Blackened homes, backburns and countless challenging hours on the fire front.
Across NSW, it's a bleak festive season for thousands of people, yet the spirit of Christmas shines through in acts of kindness and the dedication of volunteers.
Chris and Megan Kezik and their three children were homeless until a stranger donated a five-bedroom house as emergency accommodation.
Their Bilpin home was razed by the "mega blaze" on Saturday, together with the Tutti Frutti cafe run by Megan's parents next door.
Cynthia Demmocks and John Groat have operated the popular Blue Mountains tourist stop for 16 years.
"[It was] very much a family venture when we started - our daughters, our son all involved in it. It's built up over that time to be a bit of an icon," Demmocks said.
Their house further down the road escaped the firestorm, but they are thankful their grandchildren now have a home.

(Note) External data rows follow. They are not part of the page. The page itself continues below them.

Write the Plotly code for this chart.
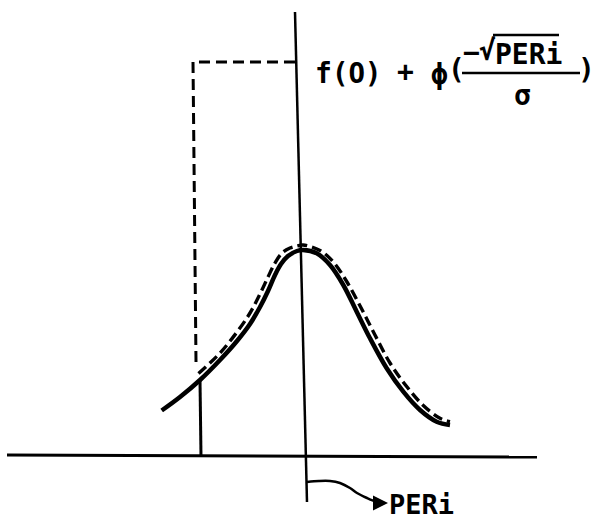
import plotly.graph_objects as go

# Diagram coordinates: origin where the two axes cross, one unit ~ one pixel.
# Horizontal and vertical axes
h_axis_x = [-298, 232]
h_axis_y = [2, 0]
v_axis_x = [-10, 2]
v_axis_y = [445, -45]

# Solid curve (density f)
solid_x = [-143.3, -125, -105, -85, -68, -55, -45, -37, -30, -24, -17, -8, -2,
           11.7, 25, 38.3, 51.7, 65, 81.7, 98.3, 115, 131.7, 145]
solid_y = [46.5, 60, 77, 97, 116, 133, 150, 166, 182, 193, 201, 206, 207,
           203.7, 192, 172, 145.3, 118.7, 88.7, 65.3, 47, 35.3, 32]

# Dashed curve (shifted density)
dashed_x = [-106.5, -85, -68, -55, -45, -37, -30, -23, -15, -8, -2,
            15, 28.3, 41.7, 56.7, 70, 85, 101.7, 118.3, 135, 145]
dashed_y = [83.5, 104, 125, 144, 163, 180, 194, 204, 209, 211, 212,
            206.5, 195, 175.5, 148, 122, 94, 70.5, 51.5, 38.7, 35.3]

# Dashed guide (up from the curve, across to the vertical axis)
guide_x = [-109, -112, -9]
guide_y = [95, 395, 395]

# Solid drop line from curve to horizontal axis
drop_x = [-105, -104]
drop_y = [77, 0]

# Curly pointer to the PERi label
curl_x = [2, 14, 25, 35, 45, 52, 62, 72, 78]
curl_y = [-25, -24, -24, -26, -31, -36, -41, -45, -46]

# Formula pieces: (text, x, y)
formula_text = ["f(<span style='font-family:Noto Sans'>0</span>)", "+", "ϕ", "(", "−", "√", "PERi", "σ", ")"]
formula_x = [43, 100, 134, 151, 166, 182, 223, 217, 281]
formula_y = [385, 386, 383, 388, 405, 407, 403, 362, 388]
overline_x = [188, 254]
overline_y = [422, 422]
fraction_x = [157, 275]
fraction_y = [384, 384]

label_text = "PERi"
label_x = 116
label_y = -47

INK = "#000000"
FONT = "DejaVu Sans Mono"

fig = go.Figure()

def line(xs, ys, width, dash="solid", shape="linear"):
    fig.add_trace(go.Scatter(x=xs, y=ys, mode="lines", hoverinfo="skip",
                             line=dict(color=INK, width=width, dash=dash, shape=shape,
                                       smoothing=1.0 if shape == "spline" else None)))

line(h_axis_x, h_axis_y, 3)
line(v_axis_x, v_axis_y, 2.5)
line(guide_x, guide_y, 3, dash="11px,6px")
line(drop_x, drop_y, 3)
line(dashed_x, dashed_y, 3.4, dash="10px,5px", shape="spline")
line(solid_x, solid_y, 4.5, shape="spline")
line(curl_x, curl_y, 2.5, shape="spline")
line(overline_x, overline_y, 2.5)
line(fraction_x, fraction_y, 2.5)

for t, x, y in zip(formula_text, formula_x, formula_y):
    fig.add_annotation(x=x, y=y, text=t, showarrow=False, xanchor="center", yanchor="middle",
                       font=dict(family=FONT, size=28, color=INK, weight="bold"))

fig.add_annotation(x=label_x, y=label_y, text=label_text, showarrow=False,
                   xanchor="center", yanchor="middle",
                   font=dict(family=FONT, size=27, color=INK, weight="bold"))

# arrow head at end of curly pointer
fig.add_annotation(x=curl_x[-1] + 5, y=curl_y[-1], ax=curl_x[-1] - 4, ay=curl_y[-1],
                   xref="x", yref="y", axref="x", ayref="y", text="", showarrow=True,
                   arrowhead=2, arrowsize=1.2, arrowwidth=2.5, arrowcolor=INK)

fig.update_layout(
    width=594, height=521, margin=dict(l=0, r=0, t=0, b=0),
    paper_bgcolor="white", plot_bgcolor="white", showlegend=False,
    xaxis=dict(range=[-305, 289], visible=False, fixedrange=True),
    yaxis=dict(range=[-64, 457], visible=False, fixedrange=True),
)

fig.write_html("out.html")
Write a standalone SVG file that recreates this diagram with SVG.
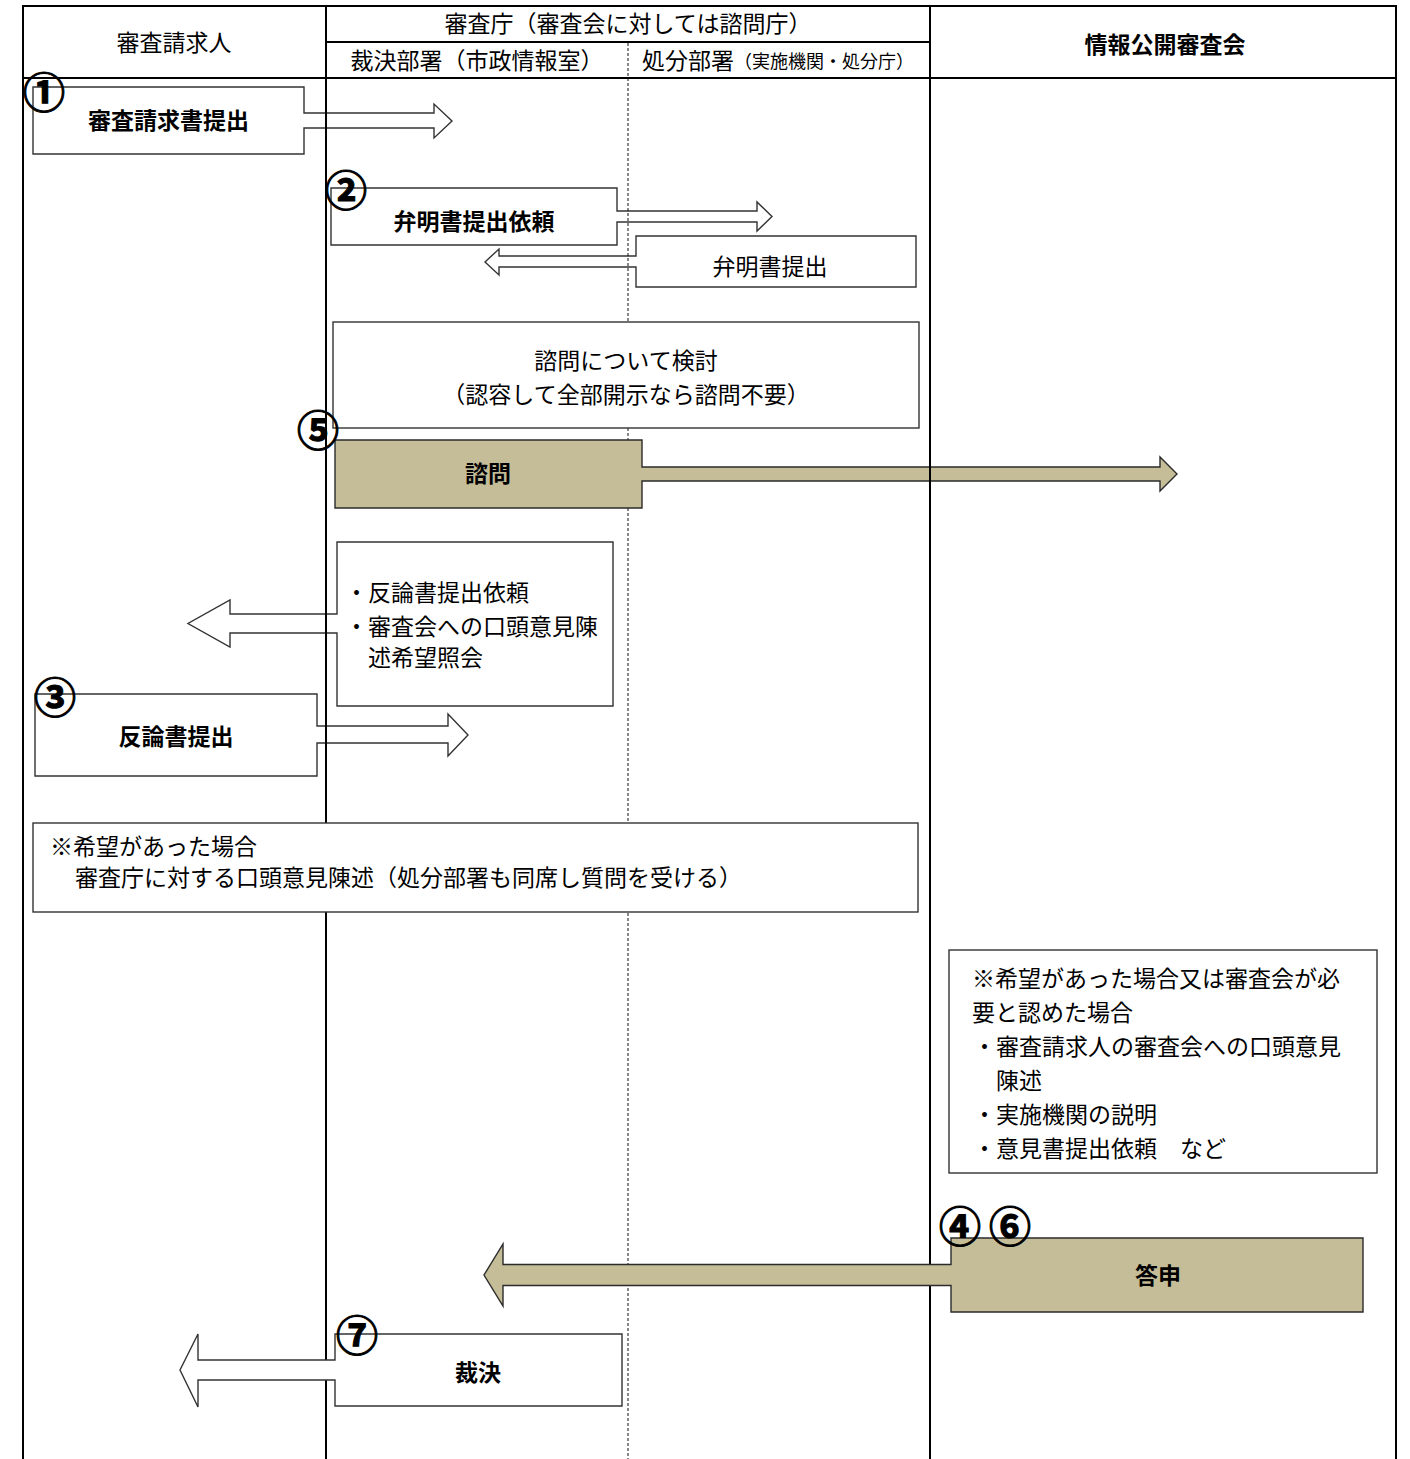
<svg xmlns="http://www.w3.org/2000/svg" width="1410" height="1459" viewBox="0 0 1410 1459">
<style>
.t{font-family:"Noto Sans CJK JP","Noto Sans CJK SC",sans-serif;font-size:23px;fill:#000}
.b{font-weight:bold}
.c{text-anchor:middle}
.num{font-family:"Noto Sans CJK JP","Noto Sans CJK SC",sans-serif;font-size:42px;font-weight:bold;text-anchor:middle;fill:#000;stroke:#000;stroke-width:1.1}
.box{fill:#fff;stroke:#333;stroke-width:1.4}
.tan{fill:#C4BD97;stroke:#2b2b2b;stroke-width:1.4}
.ln{stroke:#000;stroke-width:2;fill:none}
.dash{stroke:#111;stroke-width:1;stroke-dasharray:3 2;fill:none}
</style>
<rect width="1410" height="1459" fill="#fff"/>

<g id="node-shinsa-seikyusho">
<polygon class="box" points="33,87 304,87 304,113 434,113 434,104 452,121 434,138 434,128 304,128 304,154 33,154"/>
<text class="t b c" x="168.5" y="129">審査請求書提出</text>
</g>
<g id="node-benmeisho-irai">
<polygon class="box" points="331,188 617,188 617,211 757,211 757,202 772,216.5 757,231 757,222 617,222 617,245 331,245"/>
<text class="t b c" x="474" y="230">弁明書提出依頼</text>
</g>
<g id="node-benmeisho">
<polygon class="box" points="636,236 916,236 916,287 636,287 636,267 499,267 499,275 485,262 499,249 499,256 636,256"/>
<text class="t c" x="770" y="275">弁明書提出</text>
</g>
<g id="node-hanron-irai">
<polygon class="box" points="337,542 613,542 613,706 337,706 337,633 230,633 230,647 188,623.5 230,600 230,614 337,614"/>
<text class="t" x="345" y="601">・反論書提出依頼</text>
<text class="t" x="345" y="635">・審査会への口頭意見陳</text>
<text class="t" x="368" y="666">述希望照会</text>
</g>
<g id="node-hanronsho">
<polygon class="box" points="35,694 317,694 317,726 448,726 448,714 468,735 448,756 448,743 317,743 317,776 35,776"/>
<text class="t b c" x="176" y="745">反論書提出</text>
</g>
<g id="node-shinsakai-note">
<rect class="box" x="949" y="950" width="428" height="223"/>
<text class="t" x="972" y="987">※希望があった場合又は審査会が必</text>
<text class="t" x="972" y="1021">要と認めた場合</text>
<text class="t" x="973" y="1055">・審査請求人の審査会への口頭意見</text>
<text class="t" x="996" y="1089">陳述</text>
<text class="t" x="973" y="1123">・実施機関の説明</text>
<text class="t" x="973" y="1157">・意見書提出依頼　など</text>
</g>

<g id="lanes">
<path class="ln" d="M22 6H1397M22 78H1397M326 42H930M23 5V1459M326 5V1459M1396 5V1459"/>
<path class="dash" d="M628 43V1459"/>
<text class="t c" x="174" y="51">審査請求人</text>
<text class="t c" x="628" y="32">審査庁（審査会に対しては諮問庁）</text>
<text class="t c" x="477" y="69">裁決部署（市政情報室）</text>
<text class="t" x="642" y="69">処分部署<tspan font-size="18" dy="-1">（実施機関・処分庁）</tspan></text>
<text class="t b c" x="1165" y="53">情報公開審査会</text>
</g>

<g id="node-shimon">
<polygon class="tan" points="335,440 642,440 642,467 1160,467 1160,457 1177,474 1160,491 1160,481 642,481 642,508 335,508"/>
<text class="t b c" x="488" y="482">諮問</text>
</g>
<g id="node-shimon-kento">
<rect class="box" x="333" y="322" width="586" height="106"/>
<text class="t c" x="626" y="369">諮問について検討</text>
<text class="t c" x="626" y="403">（認容して全部開示なら諮問不要）</text>
</g>
<g id="node-koto-iken">
<rect class="box" x="33" y="823" width="885" height="89"/>
<text class="t" x="50" y="855">※希望があった場合</text>
<text class="t" x="75" y="886">審査庁に対する口頭意見陳述（処分部署も同席し質問を受ける）</text>
</g>
<g id="node-saiketsu">
<polygon class="box" points="335,1334 622,1334 622,1406 335,1406 335,1380 198,1380 198,1407 180,1370 198,1334 198,1360 335,1360"/>
<text class="t b c" x="478" y="1381">裁決</text>
</g>

<g id="lane-divider-right">
<path class="ln" d="M930 5V1459"/>
</g>

<g id="node-toshin">
<polygon class="tan" points="951,1238 1363,1238 1363,1312 951,1312 951,1285.5 503,1285.5 503,1306 484,1275 503,1244 503,1264.5 951,1264.5"/>
<text class="t b c" x="1158" y="1284">答申</text>
</g>

<g id="step-numbers">
<text class="num" x="44" y="108">①</text>
<text class="num" x="346" y="206">②</text>
<text class="num" x="318" y="446">⑤</text>
<text class="num" x="55" y="713">③</text>
<text class="num" y="1242"><tspan x="960">④</tspan><tspan x="1010">⑥</tspan></text>
<text class="num" x="357" y="1351">⑦</text>
</g>
</svg>
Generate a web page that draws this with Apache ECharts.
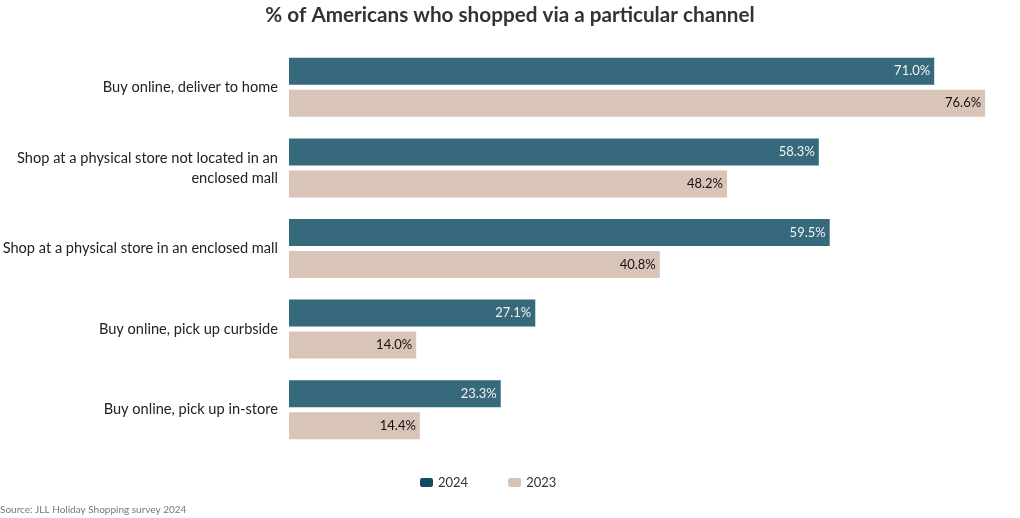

Groat heard about the generous donation through the NSW Rural Fire Service (RFS) on Christmas Eve.
"Someone just offered a five-bedroom house for our grandkids to stay in rent-free for as long as they like. It is remarkable, I am speechless," he said.
"I can't believe the generosity of the people in Bilpin."
It's been an incredibly busy fire season. There are still fires across the state, & more work to do. We hope our hard working members can spend time with their loved ones today. Wishing everyone a Merry Christmas. #nswrfs #nswfires by Adam Stevenson at Wallabi Point 12.11.19 pic.twitter.com/1pzMmzXfyn— NSW RFS (@NSWRFS) December 24, 2019
Across the state, scores of families left homeless by the fires are staying with friends, relatives or in emergency accommodation.
The RFS said nearly 1000 homes were destroyed this fire season, with 873 confirmed losses, plus around 100 more houses razed across the weekend.
In the state's north, some residents have been in temporary housing for weeks after fires tore through communities in the north coast, in New England and the Northern Slopes.
Warren Smith lost his home at Nana Glen on 12 November, and he's been living with his sister ever since.
He said the best Christmas present was having the rubble of his former home removed so he could begin rebuilding.
"It's moving ahead, and that's want I want to do," Smith said.
He paid tribute to the endless efforts of local RFS volunteers.
"The guys and the girls up here have been working flat out. I just wish they could spend their Christmases home with their families too. I know a lot of them won't."
Those RFS teams have been engaged in long-term "campaign firefighting" across NSW since August.
Around 2000 firefighters will be on the job today, giving up Christmas to work on containment lines ahead of soaring temperatures this weekend.
At least three RFS volunteers have seen their own homes destroyed while out protecting their communities, and two died after a fire truck was hit by a falling tree last week.
The massive fire fronts, lack of rain and the inability to extinguish the blazes have stretched resources, with fatigued volunteers rotating through stints against the never-ending infernos.
Hundreds of volunteers from across Australia and New Zealand have joined them, together with fire-management and aviation experts from the US and Canada.
US aviation specialist Michelle Moore was spending Christmas away from her 11-year-old daughter Nevada and 13-year-old son Track.
"We're really glad to be here to help. We're grateful to help."
Moore said she was going to have to let her kids down gently when she returned home.
"They were really interested in me bringing home a koala ... so that's not happening."
In NSW communities, children and families in need were receiving donations of toys, food and other festive items.
Demmocks said she was overwhelmed by the support given to her grandkids.
"Initially, we were asking for clothes and it just grew and grew … we can't fit it all in our car," she said.
"At least half of it is from people who don't know us. It is amazing."
But the fires burning around them kept bringing her back to reality.
"You just feel like you are living day by day," Demmocks said.
"You don't know if the wind's going to come up, and the fire's going to come back to you. It is a waiting game."